The secretary of education is on fire. He's running up and down a makeshift basketball court in a Kentucky parking lot and has just executed one of those rare flashy moves that also manage to be completely functional: a behind-the-back, no-look pass to a teammate, who cuts backdoor for an easy layup. Moments later, he drains a fadeaway jumper with an opponent dead in his face.
On some weekends, when the rest of Washington is on the back nine or a racquetball court, Arne Duncan (whose first name is pronounced Are-knee) can be found playing in three-on-three street-ball tournaments across the nation. On a muggy, overcast Saturday in late July, while 50 Cent's "I Get Money" blares from a set of speakers, the former head of the Chicago Public Schools pounds the blacktop, alternating between playing intensely and walking off to take calls on his BlackBerry. Almost none of the other ballers know who the white dude with the salt-and-pepper hair is, and even fewer expect him to last long in the tournament. And yet his team goes on to win every game (20-10, 20-6, 18-9, 20-11, 20-10, etc.) and eventually the grand prize of $10,000.

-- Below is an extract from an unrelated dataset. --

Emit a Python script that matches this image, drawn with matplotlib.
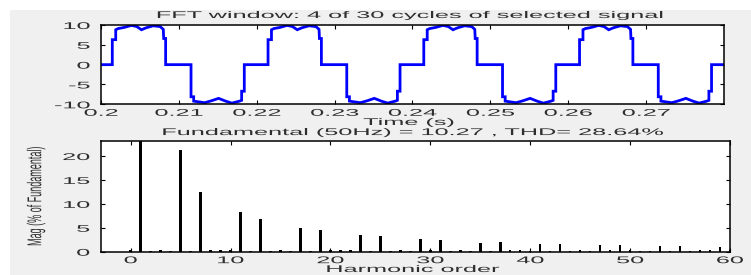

That may sound like a lot of money--Duncan plans to give his share to charity--but it's chump change compared with the kind of cash he gets to play with at work. The economic-stimulus bill passed by Congress in February included $100 billion in new education spending. Of that total, Duncan has $5 billion in discretionary funding. That money alone makes him the most powerful Education Secretary ever. "I had very little--in the single-digit millions," says Margaret Spellings, Duncan's predecessor. "That's millions, with an m."

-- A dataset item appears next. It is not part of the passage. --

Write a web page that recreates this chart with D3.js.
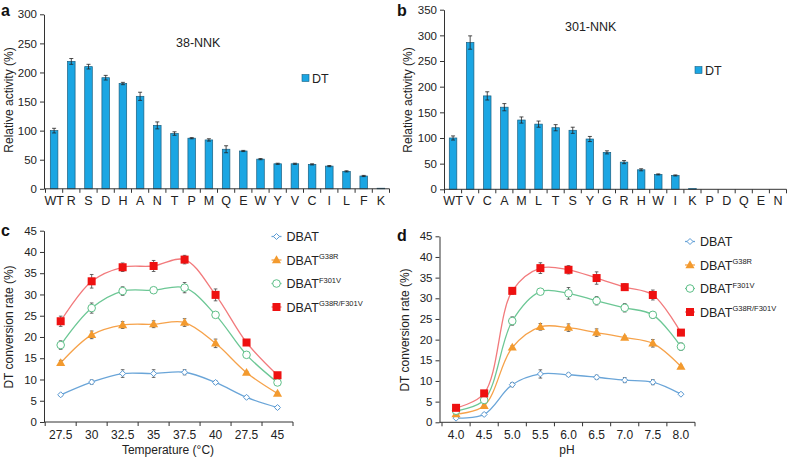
<!DOCTYPE html>
<html><head><meta charset="utf-8">
<script src="https://cdn.jsdelivr.net/npm/d3@7"></script>
<style>
body{margin:0;background:#fff;}
svg{font-family:"Liberation Sans",Arial,sans-serif;}
</style></head>
<body><svg id="c" width="788" height="457"></svg>
<script>
// ---- Data ----
const catsA = ["WT","R","S","D","H","A","N","T","P","M","Q","E","W","Y","V","C","I","L","F","K"];
const valsA = [100,219,210,191,181,159,109,95,87,84,68,65,51,43,43,42,39,30,22,1];
const errA  = [4,5,4,4,2,7,6,3,1,2,6,1,1,1,1,1,1,1,1,0];
const ticksA = [0,50,100,150,200,250,300];

const catsB = ["WT","V","C","A","M","L","T","S","Y","G","R","H","W","I","K","P","D","Q","E","N"];
const valsB = [100,286,182,160,135,127,120,115,98,72,53,38,29,27,1.3,0,0,0,0,0];
const errB  = [4,13,8,7,6,6,6,6,5,3,3,2,1,1,0,0,0,0,0,0];
const ticksB = [0,50,100,150,200,250,300,350];

const seriesNames = ["DBAT","DBAT","DBAT","DBAT"];
const seriesSup = ["","G38R","F301V","G38R/F301V"];

const catsC = ["27.5","30","32.5","35","37.5","40","27.5 ","45"];
const blueC   = [6.4,9.4,11.4,11.4,11.7,9.3,5.8,3.4];
const orangeC = [13.9,20.5,22.8,23.0,23.4,18.5,11.6,6.7];
const greenC  = [18.1,26.8,30.8,31.0,31.6,25.2,15.8,9.3];
const redC    = [23.7,33.1,36.4,36.7,38.2,29.9,18.7,11.0];
const blueCErr   = [0.3,0.5,0.9,0.9,0.6,0.4,0.3,0.3];
const orangeCErr = [0.6,0.9,0.8,0.8,0.9,1.0,0.3,0.3];
const greenCErr  = [1.0,1.2,1.0,0.6,1.2,0.6,0.6,0.5];
const redCErr    = [1.2,1.6,1.0,1.3,1.0,1.4,0.3,0.3];

const catsD = ["4.0","4.5","5.0","5.5","6.0","6.5","7.0","7.5","8.0"];
const blueD   = [1.0,1.9,9.1,11.7,11.5,10.9,10.2,9.7,6.8];
const orangeD = [2.0,4.0,18.1,23.1,22.9,21.7,20.5,19.1,13.5];
const greenD  = [2.8,5.4,24.5,31.6,31.2,29.4,27.7,26.0,18.3];
const redD    = [3.5,7.0,31.8,37.3,36.9,34.9,32.7,30.8,21.7];
const blueDErr   = [0.3,0.3,0.5,1.0,0.4,0.5,0.6,0.6,0.3];
const orangeDErr = [0.3,0.3,0.4,0.8,0.9,0.9,0.4,0.9,0.3];
const greenDErr  = [0.3,0.3,1.0,0.6,1.4,1.0,1.0,0.8,0.9];
const redDErr    = [0.3,0.3,0.8,1.3,1.0,1.5,0.8,1.2,0.3];
const ticksCD = [0,5,10,15,20,25,30,35,40,45];

// ---- Styles ----
const barFill = "#1ba6e3", barStroke = "#1a5f80";
const lineCols = ["#6aa5d8","#f6a24a","#6cc795","#f27a7c"];
const markCols = ["#5b9bd5","#f39a2e","#5ebf88","#ee1111"];
const axisCol = "#333";
const svg = d3.select("#c");

function yAxis(g, y, x0, ticks){
  const ax = g.append("g").attr("transform",`translate(${x0},0)`)
    .call(d3.axisLeft(y).tickValues(ticks).tickSize(4).tickSizeOuter(0).tickFormat(d=>d));
  ax.select(".domain").attr("stroke",axisCol);
  ax.selectAll(".tick line").attr("stroke",axisCol);
  ax.selectAll("text").attr("font-size",11.5).attr("fill","#222").attr("x",-7);
}
function xAxis(g, x, y0, x0, fs, dy){
  const r = x.range();
  g.append("line").attr("x1",x0).attr("x2",r[1]).attr("y1",y0).attr("y2",y0).attr("stroke",axisCol);
  const n = x.domain().length;
  for(let i=0;i<=n;i++){
    const xx = r[0] + i*x.step();
    g.append("line").attr("x1",xx).attr("x2",xx).attr("y1",y0).attr("y2",y0+4).attr("stroke",axisCol);
  }
  g.selectAll(null).data(x.domain()).enter().append("text")
    .attr("x",d=>x(d)+x.bandwidth()/2).attr("y",y0+dy).attr("text-anchor","middle")
    .attr("font-size",fs).attr("fill","#222").text(d=>d.trim());
}
function ylabel(text, x, y){
  svg.append("text").attr("transform",`translate(${x},${y}) rotate(-90)`).attr("text-anchor","middle")
    .attr("font-size",12).attr("fill","#222").text(text);
}
function panelLetter(t,x,y){
  svg.append("text").attr("x",x).attr("y",y).attr("font-size",16).attr("font-weight","bold").attr("fill","#111").text(t);
}

function barPanel(cats, vals, errs, ticks, xr, yr, axX, title, tpos, lpos){
  const g = svg.append("g");
  const x = d3.scaleBand().domain(cats).range(xr).paddingInner(0).paddingOuter(0);
  const y = d3.scaleLinear().domain([0, ticks[ticks.length-1]]).range(yr);
  const bw = x.step()*0.44;
  g.selectAll(null).data(vals).enter().append("rect")
    .attr("x",(d,i)=>x(cats[i])+x.step()/2-bw/2).attr("width",bw)
    .attr("y",d=>y(d)).attr("height",d=>y(0)-y(d))
    .attr("fill",barFill).attr("stroke",barStroke).attr("stroke-width",0.7);
  vals.forEach((v,i)=>{
    if(errs[i]<=0) return;
    const cx = x(cats[i])+x.step()/2;
    g.append("line").attr("x1",cx).attr("x2",cx).attr("y1",y(v+errs[i])).attr("y2",y(v-errs[i])).attr("stroke","#222").attr("stroke-width",0.8);
    [v+errs[i],v-errs[i]].forEach(e=>g.append("line").attr("x1",cx-2).attr("x2",cx+2).attr("y1",y(e)).attr("y2",y(e)).attr("stroke","#222").attr("stroke-width",0.8));
  });
  yAxis(g, y, axX, ticks);
  xAxis(g, x, y(0), axX, 12.5, 16);
  g.append("text").attr("x",tpos[0]).attr("y",tpos[1]).attr("font-size",12.5).attr("fill","#222").text(title);
  g.append("rect").attr("x",lpos[0]).attr("y",lpos[1]-3.5).attr("width",7).attr("height",7).attr("fill",barFill).attr("stroke",barStroke).attr("stroke-width",0.6);
  g.append("text").attr("x",lpos[0]+10).attr("y",lpos[1]+4.5).attr("font-size",12.5).attr("fill","#222").text("DT");
}

function marker(g, type, cx, cy){
  const c = markCols[type];
  if(type===0){
    g.append("path").attr("d",`M${cx},${cy-3}L${cx+3},${cy}L${cx},${cy+3}L${cx-3},${cy}Z`).attr("fill","#fff").attr("stroke",c).attr("stroke-width",1);
  } else if(type===1){
    g.append("path").attr("d",d3.symbol(d3.symbolTriangle,36)()).attr("transform",`translate(${cx},${cy+0.5})`).attr("fill",c);
  } else if(type===2){
    g.append("circle").attr("cx",cx).attr("cy",cy).attr("r",3.8).attr("fill","#fff").attr("stroke",c).attr("stroke-width",1);
  } else {
    g.append("rect").attr("x",cx-4).attr("y",cy-4).attr("width",8).attr("height",8).attr("fill",c);
  }
}

function linePanel(cats, series, errs, xr, yr, axX, xlab, xlabPos, legPos){
  const g = svg.append("g");
  const x = d3.scaleBand().domain(cats).range(xr);
  const y = d3.scaleLinear().domain([0,45]).range(yr);
  const cx = c => x(c)+x.bandwidth()/2;
  const line = d3.line().x((d,i)=>cx(cats[i])).y(d=>y(d)).curve(d3.curveCatmullRom.alpha(0.5));
  series.forEach((s,k)=>{
    g.append("path").attr("d",line(s)).attr("fill","none").attr("stroke",lineCols[k]).attr("stroke-width",1.3);
  });
  series.forEach((s,k)=>{
    s.forEach((v,i)=>{
      const e = errs[k][i], px = cx(cats[i]);
      g.append("line").attr("x1",px).attr("x2",px).attr("y1",y(v+e)).attr("y2",y(v-e)).attr("stroke","#444").attr("stroke-width",0.8);
      [v+e,v-e].forEach(ee=>g.append("line").attr("x1",px-1.8).attr("x2",px+1.8).attr("y1",y(ee)).attr("y2",y(ee)).attr("stroke","#444").attr("stroke-width",0.8));
    });
  });
  series.forEach((s,k)=>{
    s.forEach((v,i)=>marker(g,k,cx(cats[i]),y(v)));
  });
  yAxis(g, y, axX, ticksCD);
  xAxis(g, x, y(0), axX, 12, 17);
  g.append("text").attr("x",xlabPos[0]).attr("y",xlabPos[1]).attr("text-anchor","middle").attr("font-size",12).attr("fill","#222").text(xlab);
  // legend
  seriesNames.forEach((n,k)=>{
    const ly = legPos[1] + k*23.5;
    g.append("line").attr("x1",legPos[0]-5).attr("x2",legPos[0]+5).attr("y1",ly).attr("y2",ly).attr("stroke",lineCols[k]).attr("stroke-width",1.3);
    marker(g,k,legPos[0],ly);
    const t = g.append("text").attr("x",legPos[0]+10).attr("y",ly+4.5).attr("font-size",12.5).attr("fill","#222").text(n);
    if(seriesSup[k]) t.append("tspan").attr("font-size",7.5).attr("dy",-5.5).text(seriesSup[k]);
  });
}

barPanel(catsA, valsA, errA, ticksA, [45.5,389.5], [188.8,14.3], 44, "38-NNK", [176,47], [302,78]);
barPanel(catsB, valsB, errB, ticksB, [444.5,786.5], [189.3,9.7], 444, "301-NNK", [565,31], [695,70]);
linePanel(catsC, [blueC,orangeC,greenC,redC], [blueCErr,orangeCErr,greenCErr,redCErr],
  [45.2,293], [422,230.7], 44, "Temperature (°C)", [168,454], [276.5,236.5]);
linePanel(catsD, [blueD,orangeD,greenD,redD], [blueDErr,orangeDErr,greenDErr,redDErr],
  [442,695], [422.3,236.3], 439.5, "pH", [567,454], [690,241.5]);

ylabel("Relative activity (%)", 13, 100);
ylabel("Relative activity (%)", 412, 100);
ylabel("DT conversion rate (%)", 13, 327);
ylabel("DT conversion rate (%)", 409, 330);
panelLetter("a",1,16);
panelLetter("b",397,16);
panelLetter("c",1,236);
panelLetter("d",397,241);
</script></body></html>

Duncan's choices could have a transformative impact on America's beleaguered public-education system. On July 24, he stood beside President Barack Obama and announced the guidelines for states to compete for most of that cash. The $4.35 billion Race to the Top (RTT) fund lets states apply for grants that focus on a short list of reforms guaranteed to anger one of the Democratic Party's core constituencies, the teachers' unions. (The remaining $650 million will go to innovative local school districts and nonprofits.) With Duncan handling the ball, the Obama Administration is about to square off with the unions over perhaps the most controversial classroom issue of all: the idea that teachers should be held accountable for the success or failure of their students.
The Everest of Reforms
For all the money at his disposal, Duncan is not making it easy to get. To qualify for the cash, states are being encouraged to remove laws limiting the expansion of public charter schools (which are typically exempt from union rules and other regulations), sign on to common standards, develop a strategy to turn around their worst-performing schools and work toward building better data systems.
But the provision that has provoked the greatest outcry is a requirement that states drop any legal barriers to linking student test results and teacher performance. After years of dancing around the issue, Washington wants to know which teachers produce the best and worst students and is finally backing up that desire with real money.